In fact, we do not have any use cases where keeping duplicate is a requirement, however we do have use cases like the above where removing duplicates can save us a lot of trouble. In addition, v1 engine does not have duplicate paths, which will make transition from v1 to v2 engine smoother.

In this review:
1. Enhanced logic in merge_paths ( to remove duplicates while preserving the order of paths.
2. Added a test case.

ci green:

  1. lgtm! one quick thought on simplifying the de-duping implementation.

  2. src/python/pants/engine/ (Diff revision 1)

    any reason to not just use t.c.collections.OrderedSet here instead of the for loop?

    >>> from twitter.common.collections import OrderedSet
    >>> l = ['p', 'a', 'n', 't', 's', 'b', 'u', 'i', 'l', 'd', 'p', 'a', 'n', 't', 's']
    >>> tuple(OrderedSet(l))
    ('p', 'a', 'n', 't', 's', 'b', 'u', 'i', 'l', 'd')
    1. You mean like:
      Paths(tuple(OrderedSet(p for paths in paths_list for p in paths.dependencies)))?

      I don't have a reason for not using OrderedSet, it simply didn't come to my mind when I made the change, but it does look neat.

      I remember vaguely that we want to move away from t.c stuff eventually, but I am happy to make the change now.


    2. yup, exactly. I think there is a general desire to move away from t.c as a dep, but that usually involves simply intaking the same code from t.c. directly into pants' own codebase in most of the cases I've seen.

      in this case, OrderedSet is pretty heavily used so I think you're good to go:

      [illuminati pants (master)]$ ag "from twitter.common.collections.* import .*OrderedSet.*" | wc -l
    3. Generally I would recommend OrderedSet. But I could go either way in this case (which is likely to be very hot). A manual dedupe implementation could avoids some extra shuffling, without any loss of clarity (since the method is already isolated).

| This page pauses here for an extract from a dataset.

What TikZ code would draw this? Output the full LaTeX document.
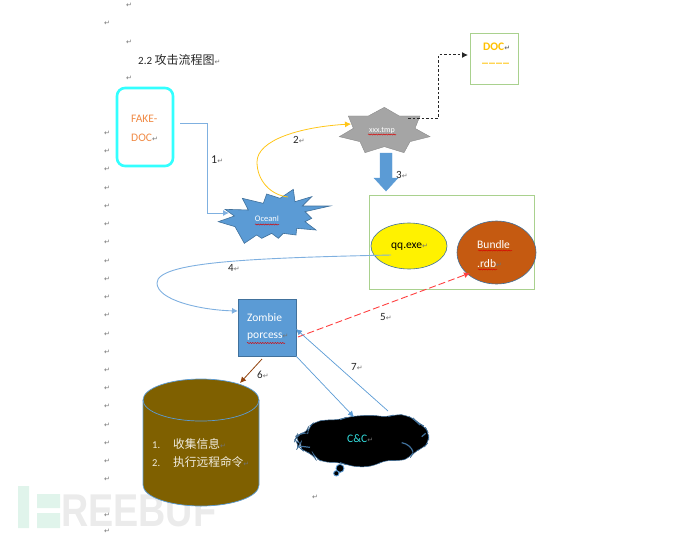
\documentclass[tikz,border=0pt]{standalone}
\usepackage{fontspec}
\setmainfont{Carlito}
\newfontfamily\cjkf{Noto Sans CJK SC}
\newfontfamily\dejaf{DejaVu Sans}
\newfontfamily\wmf{Liberation Sans}
\usetikzlibrary{arrows.meta,decorations.pathmorphing,shapes.geometric}
\definecolor{wblue}{HTML}{5B9BD5}
\definecolor{lblue}{HTML}{7FB0E0}
\definecolor{edgeblue}{HTML}{41719C}
\definecolor{lgreen}{HTML}{A9D18E}
\definecolor{orangeT}{HTML}{F08A45}
\definecolor{goldT}{HTML}{FFC000}
\definecolor{rust}{HTML}{C55A11}
\definecolor{olive}{HTML}{7F6000}
\definecolor{cyanb}{HTML}{33FFFF}
\definecolor{ccT}{HTML}{33E0E0}
\definecolor{tgray}{HTML}{A5A5A5}
\definecolor{arrowred}{HTML}{FF4040}
\definecolor{brownar}{HTML}{843C0C}
\newcommand{\retm}{{\dejaf\fontsize{7}{7}\selectfont\textcolor{black!55}{↵}}}
\newcommand{\txt}[1]{\fontsize{#1}{#1}\selectfont}
\tikzset{
 x=1pt,y=-1pt,
 pmark/.style={inner sep=0pt,font=\dejaf\fontsize{7}{7}\selectfont,text=black!55},
 lab/.style={inner sep=0pt,font=\txt{11},text=black!85},
 shapetext/.style={inner sep=0pt,anchor=west,font=\txt{11.5}},
 conn/.style={draw=lblue,line width=.9pt},
 arrowtip/.style={-{Latex[length=6pt,width=6pt]}},
 wavy/.style={draw=red!85!black,line width=.5pt,decorate,decoration={snake,amplitude=.5pt,segment length=2.5pt}},
}
\begin{document}
\begin{tikzpicture}
\useasboundingbox (0,0) rectangle (690,535);
% watermark
\fill[green!30!teal!12] (18,486) rectangle (29,528) (37,494) rectangle (60,508) (37,513) rectangle (60,528);
\node[anchor=west,inner sep=0pt,text=black!8,font=\wmf\bfseries\fontsize{46}{46}\selectfont,xscale=.82] (wm) at (61,511) {REEBUF};
% margin marks
\foreach \y in {133,151,169,188,206,224,242,261,279,297,315,334,352,370,388,406,425,443,461,479,515,531}
  \node[pmark] at (107,\y) {↵};
\node[pmark] (m1) at (129,5) {↵};
\node[pmark] (m2) at (107,23) {↵};
\node[pmark] (m3) at (129,42) {↵};
\node[pmark] (m4) at (129,78) {↵};
\node[pmark] (m5) at (315,497) {↵};
% title
\node[anchor=west,inner sep=0pt,text=black!85] (title) at (138,60) {\txt{11}2.2 {\cjkf\txt{12}攻击流程图}\retm};
% FAKE-DOC
\node[draw=cyanb,line width=2.6pt,rounded corners=8pt,minimum width=56pt,minimum height=78pt,inner sep=0pt] (fake) at (145,127) {};
\node[shapetext,text=orangeT] (fake1) at (131,119) {FAKE-};
\node[shapetext,text=orangeT] (fake2) at (131,138) {DOC\retm};
% Ocean star
\begin{scope}[shift={(215,180)},scale=1/3]
\filldraw[fill=wblue,draw=edgeblue,line width=.6pt] (30,88)--(58,108)--(10,125)--(60,140)--(88,190)--(125,165)--(140,175)--(170,160)--(190,175)--(205,160)--(243,165)--(245,145)--(303,150)--(270,125)--(290,115)--(270,95)--(345,78)--(262,78)--(290,50)--(240,65)--(235,28)--(195,55)--(155,42)--(145,70)--(82,55)--(100,90)--cycle;
\end{scope}
\node[inner sep=0pt,text=white,font=\txt{8.5}] (ocean) at (267,219) {OceanI};
\draw[wavy] (255,224.5)--(279,224.5);
% gray star
\begin{scope}[shift={(330,20)},scale=1/3]
\filldraw[fill=tgray,draw=black!45,line width=.4pt] (163,262)--(208,288)--(270,288)--(255,325)--(300,350)--(240,365)--(222,398)--(163,380)--(105,398)--(90,365)--(28,350)--(70,325)--(55,288)--(115,288)--cycle;
\end{scope}
\node[inner sep=0pt,text=white,font=\txt{8}] (tmp) at (382,131) {xxx.tmp};
\draw[wavy] (368,134.5)--(396,134.5);
% DOC box
\node[draw=lgreen,line width=.9pt,minimum width=48pt,minimum height=51pt,inner sep=0pt] (doc) at (494,58.5) {};
\node[shapetext,text=goldT,font=\bfseries\txt{11.5}] (doc1) at (483,47) {DOC\retm};
\node[shapetext,text=goldT,font=\bfseries\txt{12}] (doc2) at (482,63) {\_\kern1pt\_\kern1pt\_\kern1pt\_};
% block arrow 3
\filldraw[fill=wblue,draw=wblue] (380,153)--(392,153)--(392,178)--(398,178)--(386,191)--(374,178)--(380,178)--cycle;
% group box
\node[draw=lgreen,line width=.9pt,minimum width=165pt,minimum height=94pt,inner sep=0pt] (group) at (451.5,242) {};
\node[ellipse,fill=yellow,draw=edgeblue,line width=.6pt,minimum width=76pt,minimum height=46pt,inner sep=0pt] (qq) at (409,246) {};
\node[shapetext,text=black] (qqt) at (391,247) {qq.exe\retm};
\node[ellipse,fill=rust,draw=edgeblue,line width=.6pt,minimum width=79pt,minimum height=63pt,inner sep=0pt] (bundle) at (496.5,252.5) {};
\node[shapetext,text=white] (b1) at (477,245) {Bundle};
\node[shapetext,text=white] (b2) at (477,264) {.rdb\retm};
\draw[wavy] (478,250.5)--(512,250.5);
\draw[wavy] (478,269.5)--(497,269.5);
% zombie
\node[fill=wblue,draw=edgeblue,line width=.8pt,minimum width=58pt,minimum height=57pt,inner sep=0pt] (zombie) at (267,327.5) {};
\node[shapetext,text=white] (z1) at (247,318) {Zombie};
\node[shapetext,text=white] (z2) at (247,337) {porcess\retm};
\draw[wavy] (247,343)--(285,343);
% cylinder
\filldraw[fill=olive,draw=wblue,line width=.7pt] (143,400)--(143,485) arc[start angle=180,end angle=0,x radius=58,y radius=21]--(259,400) arc[start angle=0,end angle=-180,x radius=58,y radius=21]--cycle;
\draw[wblue,line width=.7pt] (143,400) arc[start angle=180,end angle=0,x radius=58,y radius=21];
\node[shapetext,text=white!88!olive,font=\txt{10.5}] (l1n) at (152,445) {1.};
\node[shapetext,text=white!88!olive,font=\cjkf\txt{11.7}] (l1) at (173,444) {收集信息\retm};
\node[shapetext,text=white!88!olive,font=\txt{10.5}] (l2n) at (152,463) {2.};
\node[shapetext,text=white!88!olive,font=\cjkf\txt{11.7}] (l2) at (173,462) {执行远程命令\retm};
% cloud
\begin{scope}[shift={(285,405)},scale=1/3]
\filldraw[fill=black,draw=edgeblue,line width=.5pt,rounded corners=7pt]
 (68,84)--(70,66)--(90,50)--(125,44)--(165,45)--(185,36)--(225,32)--(265,30)--(305,37)--(330,28)--(365,30)--(390,45)--(398,54)--(420,64)--(431,85)--(432,110)--(415,130)--(385,140)--(375,160)--(340,168)--(300,165)--(270,182)--(225,187)--(185,180)--(165,172)--(115,172)--(90,158)--(85,148)--(55,138)--(40,125)--(45,116)--(30,105)--(35,92)--(50,85)--cycle;
\filldraw[fill=black,draw=wblue,line width=.9pt] (165,190) circle[radius=12];
\filldraw[fill=black,draw=wblue,line width=.9pt] (154,205) circle[radius=8];
\draw[edgeblue,line width=1.2pt] (40,123)--(75,127);
\draw[edgeblue,line width=1.2pt] (350,113) .. controls (368,116) and (380,128) .. (384,140);
\draw[edgeblue,line width=1.2pt] (410,95)--(422,85);
\end{scope}
\node[inner sep=0pt,text=ccT,font=\txt{11.5},anchor=west] (cc) at (347,439) {C\&C\retm};
% connector ends
\coordinate (p1s) at (180,123);
\coordinate (p1e) at (229,213);
\coordinate (p2s) at (288,197);
\coordinate (p2e) at (351,124);
\coordinate (pds) at (408,118);
\coordinate (pde) at (468,55);
\coordinate (p4s) at (391,255);
\coordinate (p4e) at (238,311);
\coordinate (p5s) at (298,337);
\coordinate (p5e) at (470,273);
\coordinate (p6s) at (262,359);
\coordinate (p6e) at (240,383);
\coordinate (p7s) at (388,411);
\coordinate (p7e) at (296,329);
\coordinate (p8s) at (296,356);
\coordinate (p8e) at (354,417);
% connectors
\draw[conn,arrowtip] (p1s)--(207,123)--(207,213)--(p1e);
\draw[draw=goldT!90!white,line width=.8pt,arrowtip] (p2s) .. controls (270,195) and (257,180) .. (257,162) .. controls (257,140) and (300,127) .. (p2e);
\draw[black!85,line width=1pt,dash pattern=on 2.5pt off 2pt,arrowtip] (pds)--(438,118)--(438,55)--(pde);
\draw[conn,arrowtip] (p4s) .. controls (250,258) and (157,262) .. (157,283) .. controls (157,300) and (200,310) .. (p4e);
\draw[arrowred,line width=.9pt,dash pattern=on 7pt off 3pt,arrowtip] (p5s)--(p5e);
\draw[brownar!80!rust,line width=.8pt,arrowtip] (p6s)--(p6e);
\draw[wblue,line width=.7pt,arrowtip] (p7s)--(p7e);
\draw[wblue,line width=.7pt,arrowtip] (p8s)--(p8e);
% labels
\node[lab,anchor=west,font=\txt{12}] (n1) at (211,160) {1\retm};
\node[lab,anchor=west] (n2) at (293,140) {2\retm};
\node[lab,anchor=west] (n3) at (396,175) {3\retm};
\node[lab,anchor=west] (n4) at (228,268) {4\retm};
\node[lab,anchor=west] (n5) at (380,317) {5\retm};
\node[lab,anchor=west] (n6) at (257,375) {6\retm};
\node[lab,anchor=west] (n7) at (351,367) {7\retm};
\end{tikzpicture}
\end{document}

    4. what extra shuffling are you referring to? my guess would be that the impl as-is is likely slower (due to list append operations) than OrderedSet would be, esp as the input size grows.

      should be pretty easy to benchmark.

    5. Orderset keeps a dict of tuples in addition to a custom doubly linked list. I expect that python's list (which is both #1 native, #2 array backed) is faster than the doubly linked list, and the extra tuples are not needed for an append-only case.

      Probably worth a quick benchmark, but I don't feel strongly either way.

    6. I did some standalone profiling, raw implementation of dedup is 10X faster than OrderedSet. But I will use OrderedSet anyway since it's suggested by most reviewers.

    7. if it's 10x faster, then I'd say by all means use that instead.

  1. Ship It!
  1. lgtm!
    +1 on using OrderedSet (more for clearer intent)

  1. thanks Yujie! this is in master @ 454dc92602b789dd7819388bb9c844f11b28408c

    please mark this RB as submitted when you get a chance.

Review request changed

Status: Closed (submitted)

Change Summary:

thanks, Kris, Stu and Ity for reviewing!